File: August 2011
Timlollarpalooza
In keeping with last month’s baseball-themed Pitchfork Festival preview, we’ve dedicated our Lollapalooza snippet to the playing days of former San Diego Padres pitcher Tim Lollar, who did his damnedest to help the Cubs win in ’84 (4 IP, 2 HR, 4 BB). Lollar also wears the distinction of having been traded to the White Sox with prospect Ozzie Guillen for powder-loving hurler LaMarr Hoyt.
The story of ‘Palooza ’11 (represented this issue with a feature on Cults) is the continued courting of top-40 fans through headliners, who have always been in play but never so much with both Eminem and Colplay doing battle in Bigdollarpalooza. The question is, if scores of either’s fans bought tickets, will they stick around for the other acts? Otherwise the subplot is the larger-scale infusion of electronic music, which – as the booking agents of the Congress and North Coast Festival have learned – really packs ’em in. Founder Perry Farrell‘s latest incarnation includes his wife Etty, for the imaginatively dubbed PerryEtty. At Palooza, they’ll face off with Carl Craig, Girl Talk, Pretty Lights, Kid Cudi, Afrojack, Modeselektor, Skrillex, Chuckie, The Glitch Mob, Jay Electronica, and Daedelus.
Use A Coaster
By the time Labor Day weekend rolls around, we’ll be so sick of our ball teams that it’s really not worth it to weave our national craptime into this North Coast Festival bit. (No, really, the Sox will finally start hitting!) As Lollapalooza picks up more electronic acts, NCF has been backing up and frantically running its hands over the tables in hopes of a weapon to counterstrike: instead, it comes up with a joint and a Democratic Party trinket, courtesy rappers Wiz Khalifa and GOP lightning rod Common.

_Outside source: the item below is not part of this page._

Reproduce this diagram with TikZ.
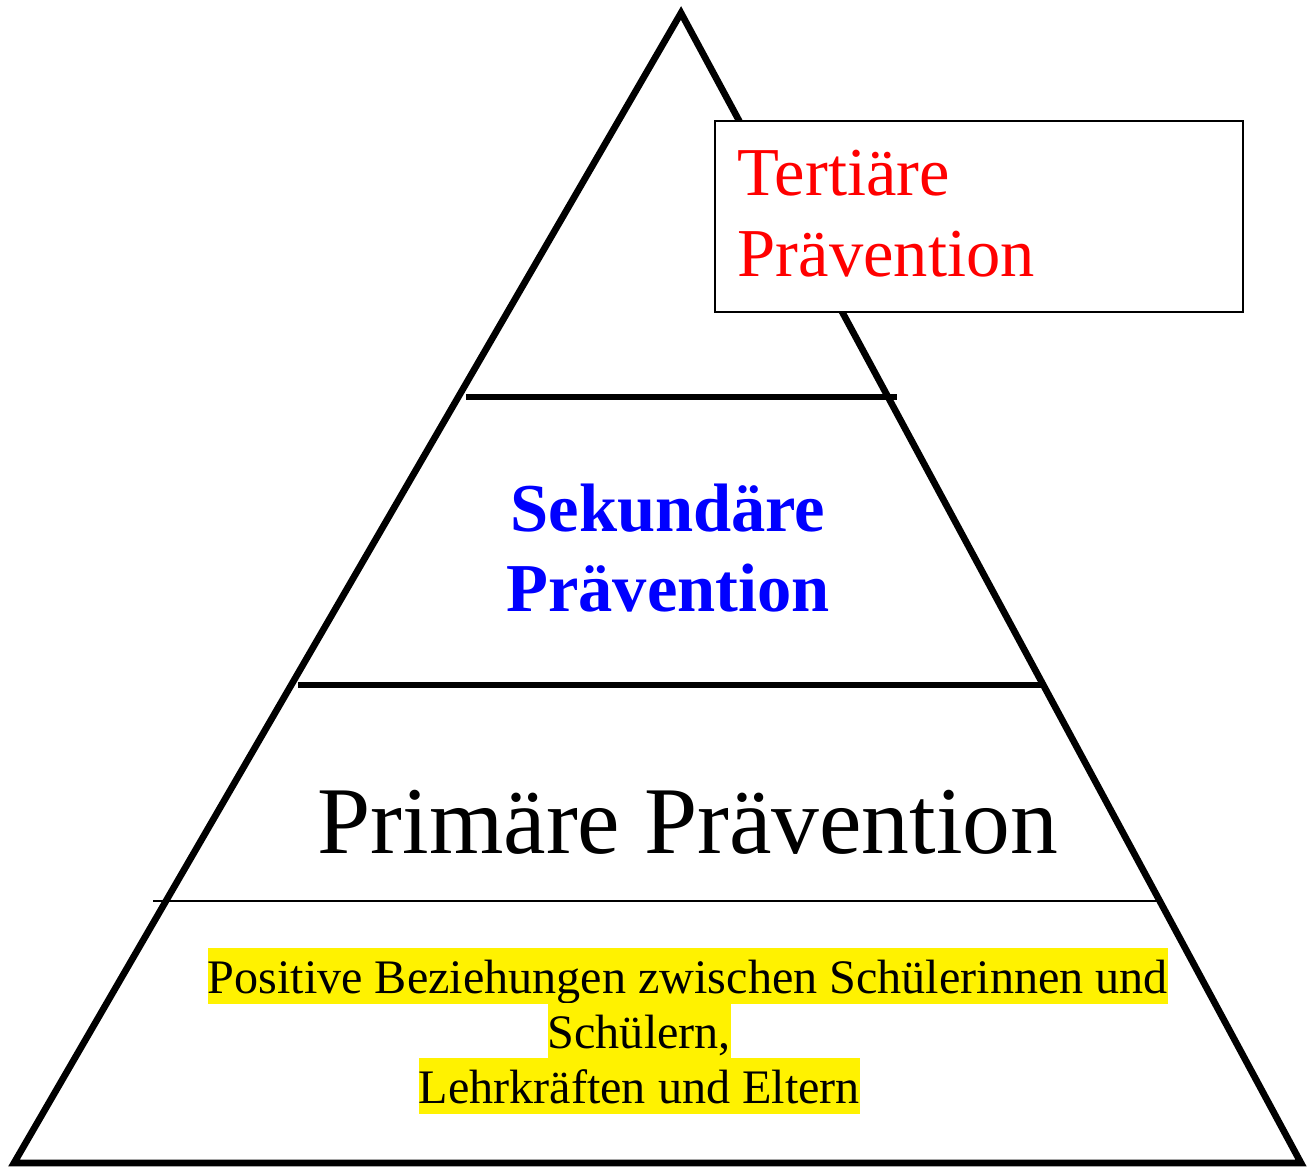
\documentclass[tikz,border=0pt]{standalone}
\usepackage{fontspec}
\setmainfont{Liberation Serif}
\usepackage{tikz}

\begin{document}
\begin{tikzpicture}

    % Fix the page size
    \useasboundingbox (0,0) rectangle (13.14,11.66);

    % Draw the pyramid
    \draw[line width=1.9pt] (0.14,0.03) -- (13.01,0.03) -- (6.81,11.53) -- cycle;

    % Draw the dividing lines
    \draw[line width=1.5pt] (4.66,7.69) -- (8.97,7.69);
    \draw[line width=1.5pt] (2.98,4.81) -- (10.43,4.81);
    \draw[line width=0.4pt] (1.53,2.65) -- (11.60,2.65);

    % Box for the top level
    \draw[line width=0.6pt, fill=white] (7.15,10.45) rectangle (12.43,8.54);
    \node[anchor=base west, inner sep=0pt, text=red, align=left,
          font=\fontsize{19.5}{23.3}\selectfont] (tertiaer) at (7.37,8.89)
        {Tertiäre\\Prävention};

    % Label the levels
    \node[anchor=base, inner sep=0pt, text=blue, align=center,
          font=\fontsize{19.5}{22.8}\selectfont\bfseries] (sekundaer) at (6.68,5.54)
        {Sekundäre\\Prävention};
    \node[anchor=base, inner sep=0pt,
          font=\fontsize{27.2}{30}\selectfont] (primaer) at (6.88,3.13)
        {Primäre Prävention};

    % Highlighted base text
    \tikzset{marker/.style={anchor=base west, inner sep=0pt, fill=yellow,
        text height=12.8pt, text depth=3.1pt, font=\fontsize{13.7}{15.6}\selectfont}}
    \node[marker] (basis1) at (2.07,1.73) {Positive Beziehungen zwischen Schülerinnen und};
    \node[marker] (basis2) at (5.47,1.18) {Schülern,};
    \node[marker] (basis3) at (4.18,0.63) {Lehrkräften und Eltern};

\end{tikzpicture}
\end{document}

Dancing remains the program’s forte (September 2nd to 4th in Union Park), featuring stalwart acts like David Guetta, Bassnectar, STS9, Fatboy Slim, Thievery Corporation, Rusko, Benny Benassi, Lotus, Neon Indian, and more, but also slips in Gogol Bordello, Of Montreal, Budos Band, and a local contingent including California Wives, Van Ghost, Hood Internet, and Team Bayside High.
Rupert Needs A Friend
If embattled media tycoon Rupert Murdoch were actually A-Teamer H.M. Murdock, he’d just storm out of Parliamentary hearings and do something zany in a Huey. But the 80-year-old mastermind already had cause to be sullen before the News Of The World hacking scandal: that being the $545 million loss his News Corp. sustained when it sold Myspace to Specific Media last month. Despite what anyone thinks of Murdoch or how he peddles his influence, his effectiveness and foresight (believing Americans would take to a fourth major network (Fox); how to steer politics from a 24/7 cable-news station) could not be questioned – until the Myspace disaster. Hailed as a visionary when he bought it in 2005, some analysts thought he’d use Myspace to challenge MTV (indeed, some Viacom executives were fired after the MTV parent failed to table a winning bid). Myspace quickly fell behind Facebook, however, getting dissed in the 2007 film Superbad and hemorrhaging ad revenues. It’s still an effective home for musicians to reach fans, as long as your favorite’s page doesn’t scream at you, “Myspace is dead! Visit us on Facebook!”
– Steve Forstneger
As Exxxotic As They Wanna Be
Raunchy rap act 2 Live Crew have been chopped down to just two members, yet the show must go on – particularly at their regular gigs at the eXXXotica Expo. Last month, remaining reps Brother Marquis and Fresh Kid Ice stopped by the Donald E. Stephens Convention Center in Rosemont to headline the traveling exhibition that’s rife with porn stars. While the duo resurrected controversial hits like “Pop That Pussy,” a handful of the scantily clad eXXXotica girls joined 2 Live on stage and quickly took over the show. (A few audience members even got lap dances.) Rhyming gradually took second fiddle to the on-stage antics, but would we expect anything else from the group who put sex rap on the map and who fought obscenity charges in the process? 2 Live Crew are possibly the perfect fit for the eXXXotica stage even if they haven’t had a hit in more than a decade.